- Using a small cookie cutter begin by cutting out 48 small circles of puff pastry, roughly 3 cm (1.2″) in diameter. Leave 24 whole and using a sharp knife, cut smaller holes (about 1.5 cm (0.6″) out of the centre of the remaining 24 circles, leaving you with a ring shape.
- Brush the 24 whole circles with the beaten egg and place a ring on top of each. Then brush the beaten egg on the top of the ring as well. Bake on a baking stone or sheet at 190C (375F) for about 15-20 minutes or until the pastry has risen, is flaky and lightly browning. Remove from the oven and allow to cool.
- Fill all 24 pastry vol-au-vents with a dab of cream cheese. Top 12 with the shrimp and then top with the grated cheese and set aside. Top the remaining 12 with small rolls of smoked salmon, a slice of red onion, a caper and sprinkle with grated cheese.

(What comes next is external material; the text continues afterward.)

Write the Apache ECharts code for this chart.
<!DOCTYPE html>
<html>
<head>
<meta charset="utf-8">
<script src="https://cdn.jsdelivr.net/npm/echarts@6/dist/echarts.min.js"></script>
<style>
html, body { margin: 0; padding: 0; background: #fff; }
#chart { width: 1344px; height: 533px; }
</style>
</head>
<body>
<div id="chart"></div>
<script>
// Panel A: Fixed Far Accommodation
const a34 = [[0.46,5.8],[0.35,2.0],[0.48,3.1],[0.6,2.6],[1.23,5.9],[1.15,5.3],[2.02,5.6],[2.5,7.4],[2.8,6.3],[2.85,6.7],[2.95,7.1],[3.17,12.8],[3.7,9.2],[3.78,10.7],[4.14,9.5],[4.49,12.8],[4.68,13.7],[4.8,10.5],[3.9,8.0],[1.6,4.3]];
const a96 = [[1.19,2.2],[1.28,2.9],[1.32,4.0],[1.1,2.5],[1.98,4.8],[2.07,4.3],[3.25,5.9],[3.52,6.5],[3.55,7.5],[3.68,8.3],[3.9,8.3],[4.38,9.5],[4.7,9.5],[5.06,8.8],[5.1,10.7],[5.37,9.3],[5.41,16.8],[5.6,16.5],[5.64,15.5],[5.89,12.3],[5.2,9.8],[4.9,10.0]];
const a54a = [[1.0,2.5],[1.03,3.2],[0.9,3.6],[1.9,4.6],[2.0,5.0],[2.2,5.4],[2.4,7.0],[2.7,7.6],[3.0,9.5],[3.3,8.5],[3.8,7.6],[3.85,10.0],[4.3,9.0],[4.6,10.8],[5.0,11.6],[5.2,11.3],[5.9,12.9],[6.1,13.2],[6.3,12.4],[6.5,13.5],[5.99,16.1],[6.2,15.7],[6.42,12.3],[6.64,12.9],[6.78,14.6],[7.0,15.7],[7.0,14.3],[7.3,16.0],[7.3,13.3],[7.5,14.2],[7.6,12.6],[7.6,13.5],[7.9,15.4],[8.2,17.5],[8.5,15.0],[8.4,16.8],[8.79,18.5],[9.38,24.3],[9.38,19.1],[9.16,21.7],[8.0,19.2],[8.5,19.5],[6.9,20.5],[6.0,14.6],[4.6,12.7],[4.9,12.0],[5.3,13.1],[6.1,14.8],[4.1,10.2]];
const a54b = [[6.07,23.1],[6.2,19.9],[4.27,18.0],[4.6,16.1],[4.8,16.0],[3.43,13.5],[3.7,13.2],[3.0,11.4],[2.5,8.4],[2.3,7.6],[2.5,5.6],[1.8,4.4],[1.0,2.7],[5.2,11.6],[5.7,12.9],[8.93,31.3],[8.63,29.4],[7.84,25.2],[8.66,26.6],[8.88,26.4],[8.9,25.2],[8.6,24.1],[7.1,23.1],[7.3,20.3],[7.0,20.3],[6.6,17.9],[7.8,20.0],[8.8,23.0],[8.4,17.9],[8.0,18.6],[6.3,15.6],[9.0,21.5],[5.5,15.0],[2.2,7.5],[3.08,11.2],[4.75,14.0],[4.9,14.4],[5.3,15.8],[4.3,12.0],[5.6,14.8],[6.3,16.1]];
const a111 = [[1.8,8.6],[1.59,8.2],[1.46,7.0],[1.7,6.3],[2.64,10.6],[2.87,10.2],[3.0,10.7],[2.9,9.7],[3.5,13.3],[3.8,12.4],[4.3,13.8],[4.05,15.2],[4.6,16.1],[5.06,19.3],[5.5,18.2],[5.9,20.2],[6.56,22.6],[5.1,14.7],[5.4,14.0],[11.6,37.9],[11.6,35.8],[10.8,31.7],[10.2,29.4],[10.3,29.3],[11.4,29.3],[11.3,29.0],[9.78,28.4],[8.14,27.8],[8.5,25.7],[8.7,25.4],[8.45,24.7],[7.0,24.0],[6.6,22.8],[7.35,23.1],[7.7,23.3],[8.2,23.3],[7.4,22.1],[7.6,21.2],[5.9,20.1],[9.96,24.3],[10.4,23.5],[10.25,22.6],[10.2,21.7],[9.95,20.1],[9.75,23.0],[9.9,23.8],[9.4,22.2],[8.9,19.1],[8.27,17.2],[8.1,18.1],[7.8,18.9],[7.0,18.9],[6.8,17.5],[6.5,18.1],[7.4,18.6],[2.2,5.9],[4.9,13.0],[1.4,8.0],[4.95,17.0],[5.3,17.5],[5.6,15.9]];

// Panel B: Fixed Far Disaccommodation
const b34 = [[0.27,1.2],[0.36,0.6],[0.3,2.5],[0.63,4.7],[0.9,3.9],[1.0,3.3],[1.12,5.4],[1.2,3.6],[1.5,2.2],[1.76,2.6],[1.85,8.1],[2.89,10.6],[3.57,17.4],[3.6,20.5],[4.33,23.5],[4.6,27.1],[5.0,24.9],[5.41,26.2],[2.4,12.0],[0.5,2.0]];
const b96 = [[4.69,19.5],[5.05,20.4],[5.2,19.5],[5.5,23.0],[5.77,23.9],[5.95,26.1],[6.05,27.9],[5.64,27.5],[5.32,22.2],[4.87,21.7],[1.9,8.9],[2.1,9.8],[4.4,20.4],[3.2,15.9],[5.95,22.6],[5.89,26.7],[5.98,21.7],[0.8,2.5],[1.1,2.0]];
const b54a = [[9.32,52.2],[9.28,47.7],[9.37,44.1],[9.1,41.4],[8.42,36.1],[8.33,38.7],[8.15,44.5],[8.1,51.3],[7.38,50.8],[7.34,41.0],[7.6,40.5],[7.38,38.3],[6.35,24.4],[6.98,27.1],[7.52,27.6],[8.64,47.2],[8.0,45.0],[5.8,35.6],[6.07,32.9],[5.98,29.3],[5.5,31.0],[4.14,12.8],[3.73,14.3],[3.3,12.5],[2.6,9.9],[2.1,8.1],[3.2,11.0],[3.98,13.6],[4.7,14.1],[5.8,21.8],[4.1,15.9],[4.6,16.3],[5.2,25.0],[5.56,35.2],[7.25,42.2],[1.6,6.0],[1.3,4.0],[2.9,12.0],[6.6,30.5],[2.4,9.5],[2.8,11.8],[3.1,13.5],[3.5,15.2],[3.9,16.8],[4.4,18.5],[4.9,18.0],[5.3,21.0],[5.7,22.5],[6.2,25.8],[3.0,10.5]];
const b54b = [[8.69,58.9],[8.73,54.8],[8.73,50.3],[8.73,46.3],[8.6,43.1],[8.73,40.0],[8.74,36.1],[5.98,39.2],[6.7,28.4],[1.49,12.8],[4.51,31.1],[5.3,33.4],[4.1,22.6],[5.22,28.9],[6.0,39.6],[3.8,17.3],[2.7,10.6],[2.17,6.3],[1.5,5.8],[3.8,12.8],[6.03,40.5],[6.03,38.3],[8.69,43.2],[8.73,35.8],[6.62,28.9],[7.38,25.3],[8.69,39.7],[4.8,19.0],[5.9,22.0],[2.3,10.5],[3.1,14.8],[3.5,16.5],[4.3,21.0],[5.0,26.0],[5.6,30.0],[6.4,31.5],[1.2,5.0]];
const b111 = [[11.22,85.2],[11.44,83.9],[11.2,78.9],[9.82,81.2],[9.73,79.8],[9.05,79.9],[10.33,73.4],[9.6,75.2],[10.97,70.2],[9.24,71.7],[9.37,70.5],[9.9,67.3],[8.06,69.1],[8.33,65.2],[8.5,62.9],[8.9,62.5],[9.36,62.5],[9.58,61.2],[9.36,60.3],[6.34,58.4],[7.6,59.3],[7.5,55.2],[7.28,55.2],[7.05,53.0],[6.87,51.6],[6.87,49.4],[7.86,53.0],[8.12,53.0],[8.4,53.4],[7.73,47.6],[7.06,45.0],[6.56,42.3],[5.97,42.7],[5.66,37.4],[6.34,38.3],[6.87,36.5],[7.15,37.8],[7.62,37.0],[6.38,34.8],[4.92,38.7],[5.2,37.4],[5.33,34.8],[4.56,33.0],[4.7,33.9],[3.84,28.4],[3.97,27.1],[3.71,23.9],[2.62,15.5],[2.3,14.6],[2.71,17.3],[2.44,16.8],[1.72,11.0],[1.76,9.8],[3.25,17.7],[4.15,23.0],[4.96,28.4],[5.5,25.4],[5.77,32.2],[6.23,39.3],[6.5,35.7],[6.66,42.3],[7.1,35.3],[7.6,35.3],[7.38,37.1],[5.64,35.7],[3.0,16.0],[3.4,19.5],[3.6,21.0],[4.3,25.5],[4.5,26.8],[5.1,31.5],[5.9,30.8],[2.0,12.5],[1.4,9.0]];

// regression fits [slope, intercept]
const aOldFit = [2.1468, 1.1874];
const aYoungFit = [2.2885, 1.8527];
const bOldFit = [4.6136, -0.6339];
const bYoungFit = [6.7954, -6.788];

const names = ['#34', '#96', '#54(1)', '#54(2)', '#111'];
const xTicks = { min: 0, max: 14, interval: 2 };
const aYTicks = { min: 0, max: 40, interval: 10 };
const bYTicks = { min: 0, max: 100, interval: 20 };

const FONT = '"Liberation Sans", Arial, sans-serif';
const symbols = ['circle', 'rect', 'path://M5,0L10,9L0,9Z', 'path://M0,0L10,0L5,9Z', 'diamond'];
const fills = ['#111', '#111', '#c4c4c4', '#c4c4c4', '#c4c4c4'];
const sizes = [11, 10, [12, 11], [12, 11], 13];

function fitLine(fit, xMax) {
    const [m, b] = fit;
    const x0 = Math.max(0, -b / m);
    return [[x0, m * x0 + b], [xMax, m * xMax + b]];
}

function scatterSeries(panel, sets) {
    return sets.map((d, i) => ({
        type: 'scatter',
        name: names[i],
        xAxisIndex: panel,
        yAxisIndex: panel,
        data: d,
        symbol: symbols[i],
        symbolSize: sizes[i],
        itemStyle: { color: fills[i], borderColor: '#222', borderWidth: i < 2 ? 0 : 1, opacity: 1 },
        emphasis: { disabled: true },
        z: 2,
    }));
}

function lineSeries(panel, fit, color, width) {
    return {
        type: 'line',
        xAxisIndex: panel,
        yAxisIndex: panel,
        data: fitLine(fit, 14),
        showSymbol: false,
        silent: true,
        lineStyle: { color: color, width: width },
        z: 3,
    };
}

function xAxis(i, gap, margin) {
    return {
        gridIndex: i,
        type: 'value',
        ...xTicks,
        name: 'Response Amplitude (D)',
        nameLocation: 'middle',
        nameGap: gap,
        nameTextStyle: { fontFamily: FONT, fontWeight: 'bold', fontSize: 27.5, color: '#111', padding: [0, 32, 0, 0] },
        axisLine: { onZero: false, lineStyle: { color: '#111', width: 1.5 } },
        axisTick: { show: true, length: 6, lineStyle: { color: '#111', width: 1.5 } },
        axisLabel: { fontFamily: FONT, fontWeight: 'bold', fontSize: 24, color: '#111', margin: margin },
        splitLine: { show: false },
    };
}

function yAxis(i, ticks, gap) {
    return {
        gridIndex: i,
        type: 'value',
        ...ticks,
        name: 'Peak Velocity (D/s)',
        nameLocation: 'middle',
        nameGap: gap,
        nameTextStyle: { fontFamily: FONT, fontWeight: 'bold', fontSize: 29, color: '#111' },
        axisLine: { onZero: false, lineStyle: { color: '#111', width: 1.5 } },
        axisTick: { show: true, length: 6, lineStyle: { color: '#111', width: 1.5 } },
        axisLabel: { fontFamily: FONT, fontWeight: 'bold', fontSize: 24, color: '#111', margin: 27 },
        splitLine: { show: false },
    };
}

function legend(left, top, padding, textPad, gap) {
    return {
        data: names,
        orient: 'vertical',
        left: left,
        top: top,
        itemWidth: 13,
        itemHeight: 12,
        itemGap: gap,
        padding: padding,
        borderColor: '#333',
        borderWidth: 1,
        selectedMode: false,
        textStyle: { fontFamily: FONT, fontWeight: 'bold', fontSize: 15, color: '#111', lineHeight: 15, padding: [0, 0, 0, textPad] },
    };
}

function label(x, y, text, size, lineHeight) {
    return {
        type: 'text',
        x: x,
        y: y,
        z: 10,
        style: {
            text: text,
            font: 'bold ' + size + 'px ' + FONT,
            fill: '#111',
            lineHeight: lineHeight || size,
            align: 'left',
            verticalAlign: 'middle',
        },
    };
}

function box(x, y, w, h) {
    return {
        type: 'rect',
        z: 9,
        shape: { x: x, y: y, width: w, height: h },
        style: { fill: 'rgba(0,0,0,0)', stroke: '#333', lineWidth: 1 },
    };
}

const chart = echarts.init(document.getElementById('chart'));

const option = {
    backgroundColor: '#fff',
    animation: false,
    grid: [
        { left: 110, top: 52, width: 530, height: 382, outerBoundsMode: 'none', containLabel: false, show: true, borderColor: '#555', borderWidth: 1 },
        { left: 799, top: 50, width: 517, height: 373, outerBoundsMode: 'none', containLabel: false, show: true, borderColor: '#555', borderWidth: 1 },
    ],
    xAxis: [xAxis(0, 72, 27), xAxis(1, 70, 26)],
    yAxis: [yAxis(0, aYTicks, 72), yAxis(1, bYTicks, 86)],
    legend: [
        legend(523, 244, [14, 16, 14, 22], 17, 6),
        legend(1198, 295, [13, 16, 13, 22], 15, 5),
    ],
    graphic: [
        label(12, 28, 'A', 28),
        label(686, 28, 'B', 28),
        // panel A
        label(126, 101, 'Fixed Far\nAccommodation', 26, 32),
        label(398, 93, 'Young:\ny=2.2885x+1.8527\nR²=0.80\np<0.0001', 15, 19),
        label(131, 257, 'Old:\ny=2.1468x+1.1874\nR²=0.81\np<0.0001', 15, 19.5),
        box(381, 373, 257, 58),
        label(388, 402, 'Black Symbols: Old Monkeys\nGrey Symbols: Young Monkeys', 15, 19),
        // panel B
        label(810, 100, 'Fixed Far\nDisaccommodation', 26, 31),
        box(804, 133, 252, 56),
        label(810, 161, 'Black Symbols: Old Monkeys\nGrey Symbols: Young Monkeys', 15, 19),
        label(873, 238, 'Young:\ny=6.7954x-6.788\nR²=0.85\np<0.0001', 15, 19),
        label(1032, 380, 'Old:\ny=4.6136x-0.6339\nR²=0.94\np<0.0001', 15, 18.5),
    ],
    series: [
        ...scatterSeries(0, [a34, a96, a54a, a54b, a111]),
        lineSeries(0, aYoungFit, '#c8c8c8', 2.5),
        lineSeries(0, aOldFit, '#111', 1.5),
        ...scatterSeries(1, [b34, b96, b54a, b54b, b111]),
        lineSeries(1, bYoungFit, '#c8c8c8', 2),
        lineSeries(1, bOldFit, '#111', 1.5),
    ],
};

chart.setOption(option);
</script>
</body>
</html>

- Place all the vol-au-vents back on the baking stone and continue to bake for a further 10 to 15 minutes or until the pastry has turned golden or the cheese has melted to your liking.
- Top the shrimp vol-au-vents with a dab of the cocktail sauce and a piece of red apple and the smoked salmon ones with a tiny wedge of fresh lemon and dill if you like. Serve immediately.